Aim: Print each line exactly as it is given.
-- START OF Data provided --
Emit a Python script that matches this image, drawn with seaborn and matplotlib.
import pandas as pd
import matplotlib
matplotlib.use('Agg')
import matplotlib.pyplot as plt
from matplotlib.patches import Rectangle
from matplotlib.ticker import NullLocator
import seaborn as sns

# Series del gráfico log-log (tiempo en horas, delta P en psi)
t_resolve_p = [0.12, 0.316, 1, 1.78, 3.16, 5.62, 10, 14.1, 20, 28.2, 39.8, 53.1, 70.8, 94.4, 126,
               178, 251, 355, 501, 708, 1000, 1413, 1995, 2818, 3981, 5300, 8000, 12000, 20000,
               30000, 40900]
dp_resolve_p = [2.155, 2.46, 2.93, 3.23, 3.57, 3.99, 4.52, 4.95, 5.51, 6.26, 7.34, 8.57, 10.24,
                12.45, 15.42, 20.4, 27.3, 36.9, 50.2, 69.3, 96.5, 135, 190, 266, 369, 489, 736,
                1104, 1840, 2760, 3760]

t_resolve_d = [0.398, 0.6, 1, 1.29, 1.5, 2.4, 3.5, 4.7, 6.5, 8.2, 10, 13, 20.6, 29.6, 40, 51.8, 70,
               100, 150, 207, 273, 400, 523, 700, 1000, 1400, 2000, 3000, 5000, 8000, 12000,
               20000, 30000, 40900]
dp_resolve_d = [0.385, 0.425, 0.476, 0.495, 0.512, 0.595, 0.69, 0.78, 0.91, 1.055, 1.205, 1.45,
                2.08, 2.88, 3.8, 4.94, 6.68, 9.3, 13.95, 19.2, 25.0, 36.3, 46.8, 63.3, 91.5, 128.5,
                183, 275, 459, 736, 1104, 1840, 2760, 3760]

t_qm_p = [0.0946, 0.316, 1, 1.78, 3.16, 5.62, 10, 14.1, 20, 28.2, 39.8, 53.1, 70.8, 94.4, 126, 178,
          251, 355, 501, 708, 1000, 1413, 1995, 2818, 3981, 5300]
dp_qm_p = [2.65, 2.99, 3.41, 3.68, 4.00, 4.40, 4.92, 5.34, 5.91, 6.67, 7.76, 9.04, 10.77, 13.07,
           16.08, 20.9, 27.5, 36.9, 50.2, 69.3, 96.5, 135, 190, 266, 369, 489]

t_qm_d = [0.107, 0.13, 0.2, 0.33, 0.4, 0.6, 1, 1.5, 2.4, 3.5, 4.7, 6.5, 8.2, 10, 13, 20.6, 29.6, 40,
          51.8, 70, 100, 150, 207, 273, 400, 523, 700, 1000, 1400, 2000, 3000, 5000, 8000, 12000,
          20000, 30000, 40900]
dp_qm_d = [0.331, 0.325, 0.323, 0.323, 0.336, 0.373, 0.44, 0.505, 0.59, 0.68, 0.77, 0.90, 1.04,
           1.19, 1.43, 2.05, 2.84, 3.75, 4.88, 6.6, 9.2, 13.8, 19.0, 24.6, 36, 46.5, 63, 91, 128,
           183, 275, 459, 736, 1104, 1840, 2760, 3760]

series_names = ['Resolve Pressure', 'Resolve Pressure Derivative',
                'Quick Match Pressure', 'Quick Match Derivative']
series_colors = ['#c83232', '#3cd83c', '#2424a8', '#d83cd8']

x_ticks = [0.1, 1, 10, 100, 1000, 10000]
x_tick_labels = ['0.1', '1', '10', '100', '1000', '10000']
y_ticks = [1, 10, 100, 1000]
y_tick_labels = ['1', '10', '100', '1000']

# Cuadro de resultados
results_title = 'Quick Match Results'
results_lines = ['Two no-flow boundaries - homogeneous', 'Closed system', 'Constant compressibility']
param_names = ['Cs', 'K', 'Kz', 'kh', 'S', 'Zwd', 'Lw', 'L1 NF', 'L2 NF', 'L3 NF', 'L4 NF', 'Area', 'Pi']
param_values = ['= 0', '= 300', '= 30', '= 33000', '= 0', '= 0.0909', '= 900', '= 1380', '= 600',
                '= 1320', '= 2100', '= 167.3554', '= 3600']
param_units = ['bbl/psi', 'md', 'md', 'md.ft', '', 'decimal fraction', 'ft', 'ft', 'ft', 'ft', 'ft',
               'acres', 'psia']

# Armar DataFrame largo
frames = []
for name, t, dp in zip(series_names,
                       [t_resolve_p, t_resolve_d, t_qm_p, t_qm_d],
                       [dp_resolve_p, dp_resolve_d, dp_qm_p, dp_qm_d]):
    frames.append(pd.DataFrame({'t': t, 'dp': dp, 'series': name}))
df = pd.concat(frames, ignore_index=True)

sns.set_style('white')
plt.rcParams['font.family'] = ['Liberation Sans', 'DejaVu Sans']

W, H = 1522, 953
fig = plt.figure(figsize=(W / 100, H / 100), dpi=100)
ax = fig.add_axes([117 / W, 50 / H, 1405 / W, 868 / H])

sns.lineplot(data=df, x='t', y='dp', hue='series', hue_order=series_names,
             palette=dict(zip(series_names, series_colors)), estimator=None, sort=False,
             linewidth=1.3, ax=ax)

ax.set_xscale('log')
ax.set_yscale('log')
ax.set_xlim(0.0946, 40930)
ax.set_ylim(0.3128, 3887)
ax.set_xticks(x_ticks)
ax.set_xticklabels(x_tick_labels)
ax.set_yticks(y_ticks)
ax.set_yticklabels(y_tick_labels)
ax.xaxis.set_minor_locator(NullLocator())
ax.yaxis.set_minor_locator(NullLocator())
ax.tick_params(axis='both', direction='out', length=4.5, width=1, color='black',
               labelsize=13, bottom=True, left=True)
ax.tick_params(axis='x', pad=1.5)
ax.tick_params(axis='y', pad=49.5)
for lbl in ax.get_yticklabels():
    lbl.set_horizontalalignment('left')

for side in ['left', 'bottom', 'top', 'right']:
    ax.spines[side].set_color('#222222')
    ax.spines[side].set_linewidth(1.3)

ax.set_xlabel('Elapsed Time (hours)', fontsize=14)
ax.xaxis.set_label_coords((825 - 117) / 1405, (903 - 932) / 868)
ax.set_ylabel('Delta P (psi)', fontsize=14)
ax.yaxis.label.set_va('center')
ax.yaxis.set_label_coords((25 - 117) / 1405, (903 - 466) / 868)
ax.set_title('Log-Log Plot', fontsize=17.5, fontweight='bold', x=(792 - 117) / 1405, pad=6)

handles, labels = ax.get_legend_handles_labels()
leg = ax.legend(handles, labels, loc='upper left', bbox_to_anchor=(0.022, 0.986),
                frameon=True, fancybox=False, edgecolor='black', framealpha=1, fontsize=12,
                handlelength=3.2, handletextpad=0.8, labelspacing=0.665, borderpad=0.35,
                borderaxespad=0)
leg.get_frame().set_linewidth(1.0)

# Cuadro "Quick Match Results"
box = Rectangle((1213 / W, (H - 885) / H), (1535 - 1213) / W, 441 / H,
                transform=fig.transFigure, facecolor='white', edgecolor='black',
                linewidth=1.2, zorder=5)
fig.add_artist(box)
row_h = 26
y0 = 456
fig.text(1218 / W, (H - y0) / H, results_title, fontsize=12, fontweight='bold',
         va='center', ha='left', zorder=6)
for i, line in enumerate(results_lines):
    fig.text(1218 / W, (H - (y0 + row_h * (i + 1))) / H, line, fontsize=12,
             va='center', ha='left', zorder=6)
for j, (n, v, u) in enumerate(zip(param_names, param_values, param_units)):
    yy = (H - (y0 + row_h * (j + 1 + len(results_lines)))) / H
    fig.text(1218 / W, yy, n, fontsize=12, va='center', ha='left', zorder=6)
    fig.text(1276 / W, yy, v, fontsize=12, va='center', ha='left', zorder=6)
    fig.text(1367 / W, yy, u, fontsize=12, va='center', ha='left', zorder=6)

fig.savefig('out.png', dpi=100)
-- END OF Data provided --
Task result:
Emit a Python script that matches this image, drawn with seaborn and matplotlib.
import pandas as pd
import matplotlib
matplotlib.use('Agg')
import matplotlib.pyplot as plt
from matplotlib.patches import Rectangle
from matplotlib.ticker import NullLocator
import seaborn as sns

# Series del gráfico log-log (tiempo en horas, delta P en psi)
t_resolve_p = [0.12, 0.316, 1, 1.78, 3.16, 5.62, 10, 14.1, 20, 28.2, 39.8, 53.1, 70.8, 94.4, 126,
               178, 251, 355, 501, 708, 1000, 1413, 1995, 2818, 3981, 5300, 8000, 12000, 20000,
               30000, 40900]
dp_resolve_p = [2.155, 2.46, 2.93, 3.23, 3.57, 3.99, 4.52, 4.95, 5.51, 6.26, 7.34, 8.57, 10.24,
                12.45, 15.42, 20.4, 27.3, 36.9, 50.2, 69.3, 96.5, 135, 190, 266, 369, 489, 736,
                1104, 1840, 2760, 3760]

t_resolve_d = [0.398, 0.6, 1, 1.29, 1.5, 2.4, 3.5, 4.7, 6.5, 8.2, 10, 13, 20.6, 29.6, 40, 51.8, 70,
               100, 150, 207, 273, 400, 523, 700, 1000, 1400, 2000, 3000, 5000, 8000, 12000,
               20000, 30000, 40900]
dp_resolve_d = [0.385, 0.425, 0.476, 0.495, 0.512, 0.595, 0.69, 0.78, 0.91, 1.055, 1.205, 1.45,
                2.08, 2.88, 3.8, 4.94, 6.68, 9.3, 13.95, 19.2, 25.0, 36.3, 46.8, 63.3, 91.5, 128.5,
                183, 275, 459, 736, 1104, 1840, 2760, 3760]

t_qm_p = [0.0946, 0.316, 1, 1.78, 3.16, 5.62, 10, 14.1, 20, 28.2, 39.8, 53.1, 70.8, 94.4, 126, 178,
          251, 355, 501, 708, 1000, 1413, 1995, 2818, 3981, 5300]
dp_qm_p = [2.65, 2.99, 3.41, 3.68, 4.00, 4.40, 4.92, 5.34, 5.91, 6.67, 7.76, 9.04, 10.77, 13.07,
           16.08, 20.9, 27.5, 36.9, 50.2, 69.3, 96.5, 135, 190, 266, 369, 489]

t_qm_d = [0.107, 0.13, 0.2, 0.33, 0.4, 0.6, 1, 1.5, 2.4, 3.5, 4.7, 6.5, 8.2, 10, 13, 20.6, 29.6, 40,
          51.8, 70, 100, 150, 207, 273, 400, 523, 700, 1000, 1400, 2000, 3000, 5000, 8000, 12000,
          20000, 30000, 40900]
dp_qm_d = [0.331, 0.325, 0.323, 0.323, 0.336, 0.373, 0.44, 0.505, 0.59, 0.68, 0.77, 0.90, 1.04,
           1.19, 1.43, 2.05, 2.84, 3.75, 4.88, 6.6, 9.2, 13.8, 19.0, 24.6, 36, 46.5, 63, 91, 128,
           183, 275, 459, 736, 1104, 1840, 2760, 3760]

series_names = ['Resolve Pressure', 'Resolve Pressure Derivative',
                'Quick Match Pressure', 'Quick Match Derivative']
series_colors = ['#c83232', '#3cd83c', '#2424a8', '#d83cd8']

x_ticks = [0.1, 1, 10, 100, 1000, 10000]
x_tick_labels = ['0.1', '1', '10', '100', '1000', '10000']
y_ticks = [1, 10, 100, 1000]
y_tick_labels = ['1', '10', '100', '1000']

# Cuadro de resultados
results_title = 'Quick Match Results'
results_lines = ['Two no-flow boundaries - homogeneous', 'Closed system', 'Constant compressibility']
param_names = ['Cs', 'K', 'Kz', 'kh', 'S', 'Zwd', 'Lw', 'L1 NF', 'L2 NF', 'L3 NF', 'L4 NF', 'Area', 'Pi']
param_values = ['= 0', '= 300', '= 30', '= 33000', '= 0', '= 0.0909', '= 900', '= 1380', '= 600',
                '= 1320', '= 2100', '= 167.3554', '= 3600']
param_units = ['bbl/psi', 'md', 'md', 'md.ft', '', 'decimal fraction', 'ft', 'ft', 'ft', 'ft', 'ft',
               'acres', 'psia']

# Armar DataFrame largo
frames = []
for name, t, dp in zip(series_names,
                       [t_resolve_p, t_resolve_d, t_qm_p, t_qm_d],
                       [dp_resolve_p, dp_resolve_d, dp_qm_p, dp_qm_d]):
    frames.append(pd.DataFrame({'t': t, 'dp': dp, 'series': name}))
df = pd.concat(frames, ignore_index=True)

sns.set_style('white')
plt.rcParams['font.family'] = ['Liberation Sans', 'DejaVu Sans']

W, H = 1522, 953
fig = plt.figure(figsize=(W / 100, H / 100), dpi=100)
ax = fig.add_axes([117 / W, 50 / H, 1405 / W, 868 / H])

sns.lineplot(data=df, x='t', y='dp', hue='series', hue_order=series_names,
             palette=dict(zip(series_names, series_colors)), estimator=None, sort=False,
             linewidth=1.3, ax=ax)

ax.set_xscale('log')
ax.set_yscale('log')
ax.set_xlim(0.0946, 40930)
ax.set_ylim(0.3128, 3887)
ax.set_xticks(x_ticks)
ax.set_xticklabels(x_tick_labels)
ax.set_yticks(y_ticks)
ax.set_yticklabels(y_tick_labels)
ax.xaxis.set_minor_locator(NullLocator())
ax.yaxis.set_minor_locator(NullLocator())
ax.tick_params(axis='both', direction='out', length=4.5, width=1, color='black',
               labelsize=13, bottom=True, left=True)
ax.tick_params(axis='x', pad=1.5)
ax.tick_params(axis='y', pad=49.5)
for lbl in ax.get_yticklabels():
    lbl.set_horizontalalignment('left')

for side in ['left', 'bottom', 'top', 'right']:
    ax.spines[side].set_color('#222222')
    ax.spines[side].set_linewidth(1.3)

ax.set_xlabel('Elapsed Time (hours)', fontsize=14)
ax.xaxis.set_label_coords((825 - 117) / 1405, (903 - 932) / 868)
ax.set_ylabel('Delta P (psi)', fontsize=14)
ax.yaxis.label.set_va('center')
ax.yaxis.set_label_coords((25 - 117) / 1405, (903 - 466) / 868)
ax.set_title('Log-Log Plot', fontsize=17.5, fontweight='bold', x=(792 - 117) / 1405, pad=6)

handles, labels = ax.get_legend_handles_labels()
leg = ax.legend(handles, labels, loc='upper left', bbox_to_anchor=(0.022, 0.986),
                frameon=True, fancybox=False, edgecolor='black', framealpha=1, fontsize=12,
                handlelength=3.2, handletextpad=0.8, labelspacing=0.665, borderpad=0.35,
                borderaxespad=0)
leg.get_frame().set_linewidth(1.0)

# Cuadro "Quick Match Results"
box = Rectangle((1213 / W, (H - 885) / H), (1535 - 1213) / W, 441 / H,
                transform=fig.transFigure, facecolor='white', edgecolor='black',
                linewidth=1.2, zorder=5)
fig.add_artist(box)
row_h = 26
y0 = 456
fig.text(1218 / W, (H - y0) / H, results_title, fontsize=12, fontweight='bold',
         va='center', ha='left', zorder=6)
for i, line in enumerate(results_lines):
    fig.text(1218 / W, (H - (y0 + row_h * (i + 1))) / H, line, fontsize=12,
             va='center', ha='left', zorder=6)
for j, (n, v, u) in enumerate(zip(param_names, param_values, param_units)):
    yy = (H - (y0 + row_h * (j + 1 + len(results_lines)))) / H
    fig.text(1218 / W, yy, n, fontsize=12, va='center', ha='left', zorder=6)
    fig.text(1276 / W, yy, v, fontsize=12, va='center', ha='left', zorder=6)
    fig.text(1367 / W, yy, u, fontsize=12, va='center', ha='left', zorder=6)

fig.savefig('out.png', dpi=100)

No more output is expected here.